> WRITTEN REQUEST:
Write out the material exactly, leaving every picture behind.

> ENTRIES PROVIDED:
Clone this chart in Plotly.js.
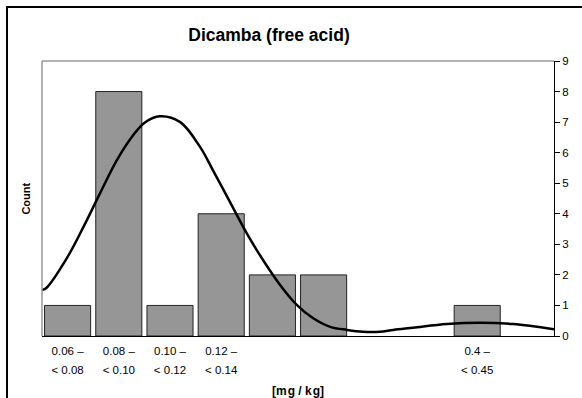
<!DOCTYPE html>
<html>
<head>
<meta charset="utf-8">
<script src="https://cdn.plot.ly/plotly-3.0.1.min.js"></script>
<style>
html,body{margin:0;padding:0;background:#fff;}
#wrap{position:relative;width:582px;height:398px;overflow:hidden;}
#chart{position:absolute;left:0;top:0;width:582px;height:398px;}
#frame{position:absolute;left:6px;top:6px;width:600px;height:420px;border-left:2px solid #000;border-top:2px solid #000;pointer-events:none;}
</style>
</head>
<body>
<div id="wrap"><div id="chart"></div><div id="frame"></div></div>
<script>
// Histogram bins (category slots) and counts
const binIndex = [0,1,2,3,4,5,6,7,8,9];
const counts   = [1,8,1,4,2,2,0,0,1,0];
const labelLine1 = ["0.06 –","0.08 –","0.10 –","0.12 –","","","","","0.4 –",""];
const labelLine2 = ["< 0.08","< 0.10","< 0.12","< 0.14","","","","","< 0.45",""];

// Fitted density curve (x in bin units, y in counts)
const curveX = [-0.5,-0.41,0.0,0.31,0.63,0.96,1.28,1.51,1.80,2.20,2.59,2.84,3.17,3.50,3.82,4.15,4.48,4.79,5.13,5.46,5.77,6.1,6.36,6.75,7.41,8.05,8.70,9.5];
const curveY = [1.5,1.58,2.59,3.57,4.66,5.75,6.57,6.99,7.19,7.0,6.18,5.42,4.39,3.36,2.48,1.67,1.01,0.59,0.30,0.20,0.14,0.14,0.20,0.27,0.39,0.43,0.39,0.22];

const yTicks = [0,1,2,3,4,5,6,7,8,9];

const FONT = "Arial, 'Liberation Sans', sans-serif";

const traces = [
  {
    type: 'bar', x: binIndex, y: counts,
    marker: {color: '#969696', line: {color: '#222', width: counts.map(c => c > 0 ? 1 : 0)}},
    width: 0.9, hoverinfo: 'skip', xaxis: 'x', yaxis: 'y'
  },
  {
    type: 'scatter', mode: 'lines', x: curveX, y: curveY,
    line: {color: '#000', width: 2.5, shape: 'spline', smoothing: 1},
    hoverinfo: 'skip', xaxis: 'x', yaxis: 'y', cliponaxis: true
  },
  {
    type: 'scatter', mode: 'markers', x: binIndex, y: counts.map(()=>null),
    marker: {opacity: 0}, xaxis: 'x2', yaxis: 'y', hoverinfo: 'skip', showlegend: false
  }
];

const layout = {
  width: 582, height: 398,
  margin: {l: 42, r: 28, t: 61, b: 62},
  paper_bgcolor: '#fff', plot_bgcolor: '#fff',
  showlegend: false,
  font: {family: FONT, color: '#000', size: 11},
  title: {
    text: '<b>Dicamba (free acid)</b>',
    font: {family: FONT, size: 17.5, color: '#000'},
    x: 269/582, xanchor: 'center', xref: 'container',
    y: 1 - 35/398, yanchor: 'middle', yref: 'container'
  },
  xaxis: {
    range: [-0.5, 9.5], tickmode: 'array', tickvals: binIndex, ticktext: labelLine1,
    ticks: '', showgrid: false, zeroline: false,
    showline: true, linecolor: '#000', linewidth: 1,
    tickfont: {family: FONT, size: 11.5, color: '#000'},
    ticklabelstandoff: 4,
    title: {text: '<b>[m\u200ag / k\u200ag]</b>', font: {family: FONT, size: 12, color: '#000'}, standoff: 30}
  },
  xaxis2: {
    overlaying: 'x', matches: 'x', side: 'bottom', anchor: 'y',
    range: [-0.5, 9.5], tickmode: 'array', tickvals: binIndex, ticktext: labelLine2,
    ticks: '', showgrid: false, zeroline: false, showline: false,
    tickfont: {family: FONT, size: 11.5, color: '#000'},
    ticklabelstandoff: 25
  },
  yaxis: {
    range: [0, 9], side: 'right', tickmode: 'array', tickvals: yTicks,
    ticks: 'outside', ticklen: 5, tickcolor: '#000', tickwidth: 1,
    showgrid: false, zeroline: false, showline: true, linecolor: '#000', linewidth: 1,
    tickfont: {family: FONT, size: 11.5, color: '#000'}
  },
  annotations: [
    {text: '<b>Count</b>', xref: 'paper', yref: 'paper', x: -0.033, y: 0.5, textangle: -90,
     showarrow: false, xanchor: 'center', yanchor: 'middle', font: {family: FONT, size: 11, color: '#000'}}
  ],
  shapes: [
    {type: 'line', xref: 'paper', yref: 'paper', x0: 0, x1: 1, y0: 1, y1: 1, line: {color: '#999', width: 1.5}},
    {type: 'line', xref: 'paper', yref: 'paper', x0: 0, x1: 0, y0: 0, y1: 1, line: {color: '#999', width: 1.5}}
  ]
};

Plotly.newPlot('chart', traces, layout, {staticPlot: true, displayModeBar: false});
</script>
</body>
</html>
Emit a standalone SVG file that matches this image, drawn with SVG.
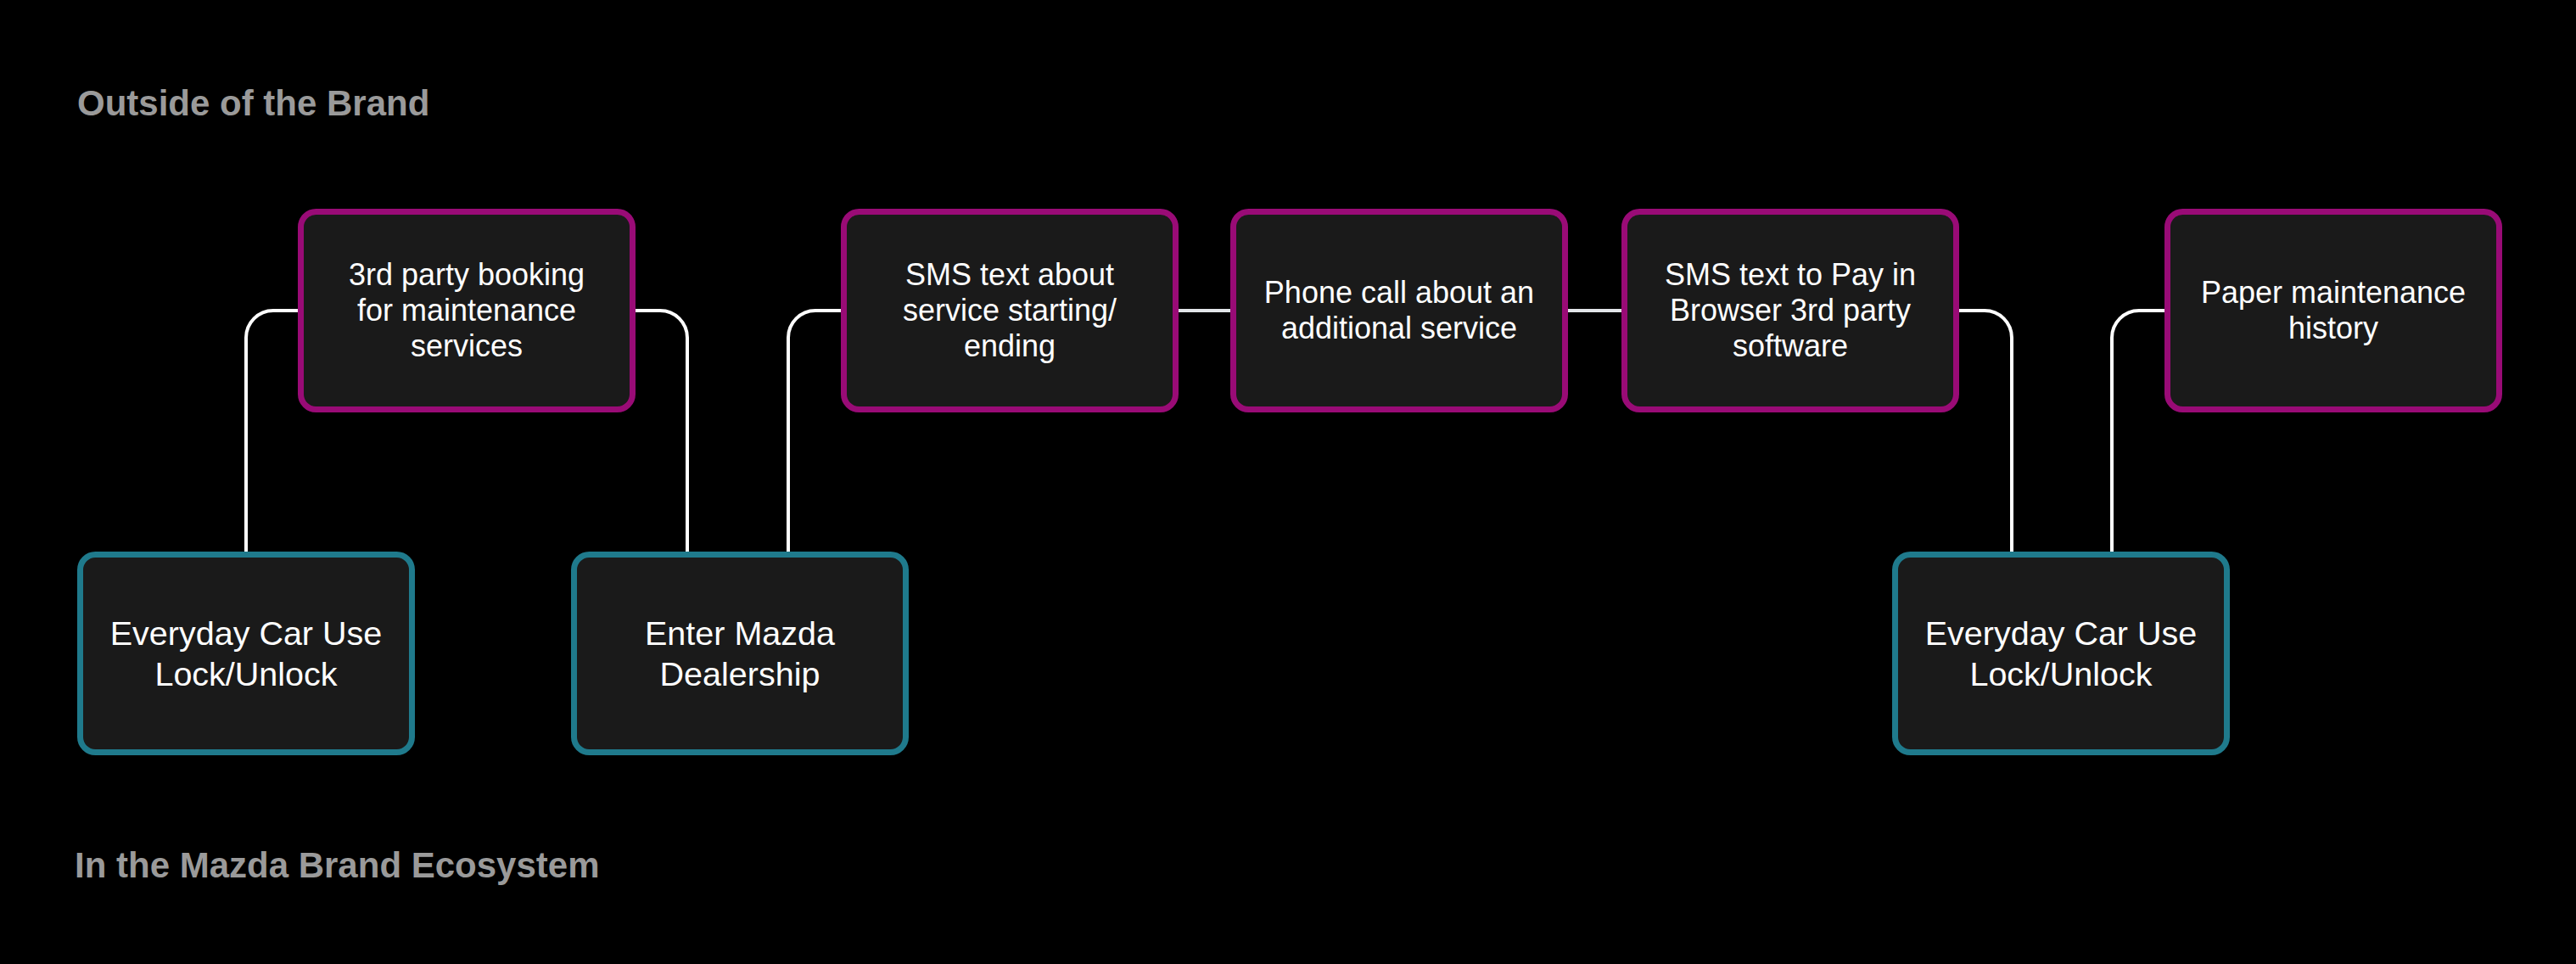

> RESPONSE:
Clone this chart in Plotly.js.
<!DOCTYPE html>
<html>
<head>
<meta charset="utf-8">
<script src="https://cdn.plot.ly/plotly-3.0.1.min.js"></script>
<style>
html,body{margin:0;padding:0;background:#fff;}
#wrap{position:relative;width:582px;height:398px;overflow:hidden;}
#chart{position:absolute;left:0;top:0;width:582px;height:398px;}
#frame{position:absolute;left:6px;top:6px;width:600px;height:420px;border-left:2px solid #000;border-top:2px solid #000;pointer-events:none;}
</style>
</head>
<body>
<div id="wrap"><div id="chart"></div><div id="frame"></div></div>
<script>
// Histogram bins (category slots) and counts
const binIndex = [0,1,2,3,4,5,6,7,8,9];
const counts   = [1,8,1,4,2,2,0,0,1,0];
const labelLine1 = ["0.06 –","0.08 –","0.10 –","0.12 –","","","","","0.4 –",""];
const labelLine2 = ["< 0.08","< 0.10","< 0.12","< 0.14","","","","","< 0.45",""];

// Fitted density curve (x in bin units, y in counts)
const curveX = [-0.5,-0.41,0.0,0.31,0.63,0.96,1.28,1.51,1.80,2.20,2.59,2.84,3.17,3.50,3.82,4.15,4.48,4.79,5.13,5.46,5.77,6.1,6.36,6.75,7.41,8.05,8.70,9.5];
const curveY = [1.5,1.58,2.59,3.57,4.66,5.75,6.57,6.99,7.19,7.0,6.18,5.42,4.39,3.36,2.48,1.67,1.01,0.59,0.30,0.20,0.14,0.14,0.20,0.27,0.39,0.43,0.39,0.22];

const yTicks = [0,1,2,3,4,5,6,7,8,9];

const FONT = "Arial, 'Liberation Sans', sans-serif";

const traces = [
  {
    type: 'bar', x: binIndex, y: counts,
    marker: {color: '#969696', line: {color: '#222', width: counts.map(c => c > 0 ? 1 : 0)}},
    width: 0.9, hoverinfo: 'skip', xaxis: 'x', yaxis: 'y'
  },
  {
    type: 'scatter', mode: 'lines', x: curveX, y: curveY,
    line: {color: '#000', width: 2.5, shape: 'spline', smoothing: 1},
    hoverinfo: 'skip', xaxis: 'x', yaxis: 'y', cliponaxis: true
  },
  {
    type: 'scatter', mode: 'markers', x: binIndex, y: counts.map(()=>null),
    marker: {opacity: 0}, xaxis: 'x2', yaxis: 'y', hoverinfo: 'skip', showlegend: false
  }
];

const layout = {
  width: 582, height: 398,
  margin: {l: 42, r: 28, t: 61, b: 62},
  paper_bgcolor: '#fff', plot_bgcolor: '#fff',
  showlegend: false,
  font: {family: FONT, color: '#000', size: 11},
  title: {
    text: '<b>Dicamba (free acid)</b>',
    font: {family: FONT, size: 17.5, color: '#000'},
    x: 269/582, xanchor: 'center', xref: 'container',
    y: 1 - 35/398, yanchor: 'middle', yref: 'container'
  },
  xaxis: {
    range: [-0.5, 9.5], tickmode: 'array', tickvals: binIndex, ticktext: labelLine1,
    ticks: '', showgrid: false, zeroline: false,
    showline: true, linecolor: '#000', linewidth: 1,
    tickfont: {family: FONT, size: 11.5, color: '#000'},
    ticklabelstandoff: 4,
    title: {text: '<b>[m\u200ag / k\u200ag]</b>', font: {family: FONT, size: 12, color: '#000'}, standoff: 30}
  },
  xaxis2: {
    overlaying: 'x', matches: 'x', side: 'bottom', anchor: 'y',
    range: [-0.5, 9.5], tickmode: 'array', tickvals: binIndex, ticktext: labelLine2,
    ticks: '', showgrid: false, zeroline: false, showline: false,
    tickfont: {family: FONT, size: 11.5, color: '#000'},
    ticklabelstandoff: 25
  },
  yaxis: {
    range: [0, 9], side: 'right', tickmode: 'array', tickvals: yTicks,
    ticks: 'outside', ticklen: 5, tickcolor: '#000', tickwidth: 1,
    showgrid: false, zeroline: false, showline: true, linecolor: '#000', linewidth: 1,
    tickfont: {family: FONT, size: 11.5, color: '#000'}
  },
  annotations: [
    {text: '<b>Count</b>', xref: 'paper', yref: 'paper', x: -0.033, y: 0.5, textangle: -90,
     showarrow: false, xanchor: 'center', yanchor: 'middle', font: {family: FONT, size: 11, color: '#000'}}
  ],
  shapes: [
    {type: 'line', xref: 'paper', yref: 'paper', x0: 0, x1: 1, y0: 1, y1: 1, line: {color: '#999', width: 1.5}},
    {type: 'line', xref: 'paper', yref: 'paper', x0: 0, x1: 0, y0: 0, y1: 1, line: {color: '#999', width: 1.5}}
  ]
};

Plotly.newPlot('chart', traces, layout, {staticPlot: true, displayModeBar: false});
</script>
</body>
</html>
Emit a standalone SVG file that matches this image, drawn with SVG.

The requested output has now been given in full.